Last summer, when I started at Penn State full time, I was worried about losing contact with my best friends from high school.

But deep down, I didn't really think it would happen because no matter how many times I heard that everyone changes a lot in college, I still had the infamous "it'll-never-happen-to-me" syndrome.

My friends and I were just too close to grow apart. Any fears I had quickly disappeared when I started to meet fellow Penn State students.

Suddenly, I had other friends to count on. I still missed my high school friends, but they didn't make up my entire world anymore.

A huge weight was lifted when I realized I would find new people to spend my time with, people I probably never would have even acknowledged in high school.

As for my old friends, I spent the first semester calling, e-mailing, instant messaging and visiting everyone.

But eventually it just got easier to talk to my friends who were around here, the ones I saw every day. They were the ones who knew what was going on in my life day to day.

After one semester of trying to hang on to old relationships, I spent the second half of the year realizing that it wasn't as easy as I thought it would be. For the most part, my old friends and I talked less and less.

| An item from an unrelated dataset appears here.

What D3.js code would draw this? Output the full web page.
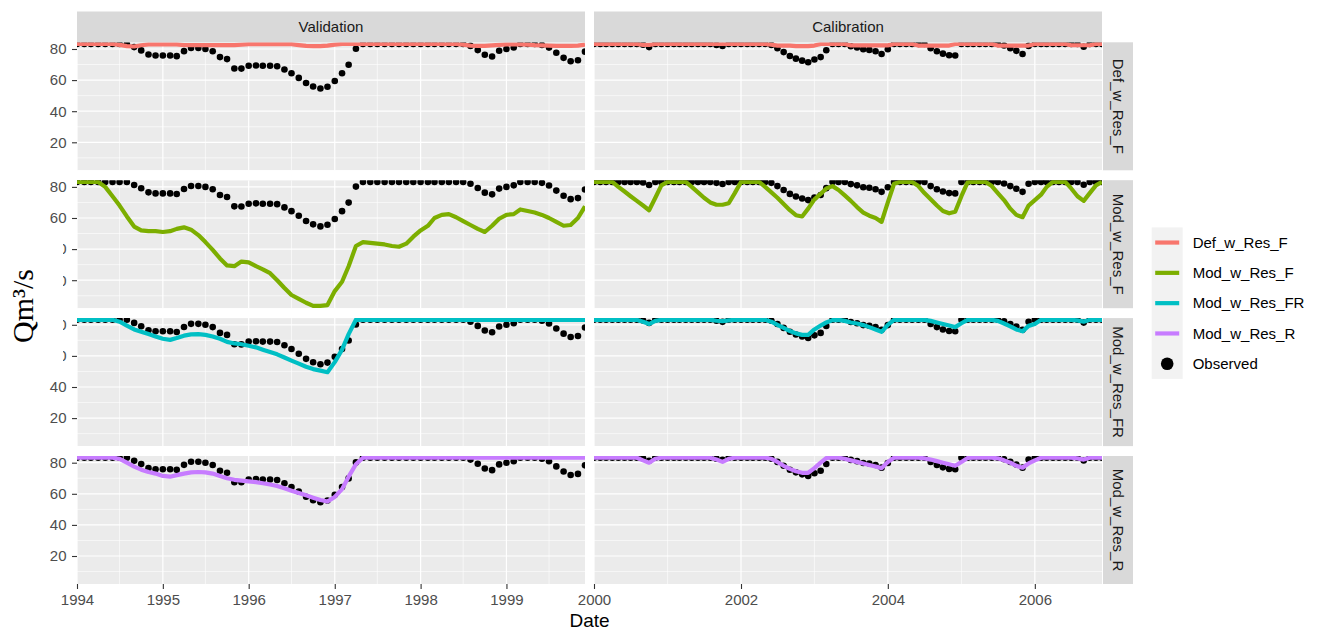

It may sound like a scary thought, but it's not as hard to swallow when you have a new group of friends around you.

Then it came time for the switch, the switch between the high school friends and the college friends that would come with the end of the school year.

I worried about my college friends going back to their respective hometowns and the people I knew from high school coming home.

The groups were suddenly exchanged.

Now, my only contact with those Penn State buddies would be online and phone conversations for the next four months. I didn't really know what to expect when my group of friends from high school got together again.

We'd seen each other only a few times all year, and most of them I hadn't even talked to in a couple of months.

It was obvious that we had all changed and were different than we were a year ago, and I wasn't sure our college selves would get along as well anymore.

But when push came to shove, I found none of that mattered.

My friends and I have changed, yes. We do have a lot less in common now than we did a year ago, simply because we have had different experiences and spent time with all kinds of different people.

But even though we're not as close as we used to be, it's still fun to have a whole other crowd to hang out with and swap stories with during the summer. And in that crowd are the only ones that can reminisce and laugh with you about that prom date you don't even want to admit you liked, or that embarrassing Halloween costume you wore in 11th grade or the excite-ment of your senior year and graduation.

Plus, having friends who are scattered around the state is a good excuse to make lots of road trips.

I still get to visit all those people I'm missing over the summer.

And it also gives me at least one thing to be looking forward to at the beginning of the school year -- the return of my college friends.

Neither group can replace the other. But it's OK, because now I get the best of both worlds.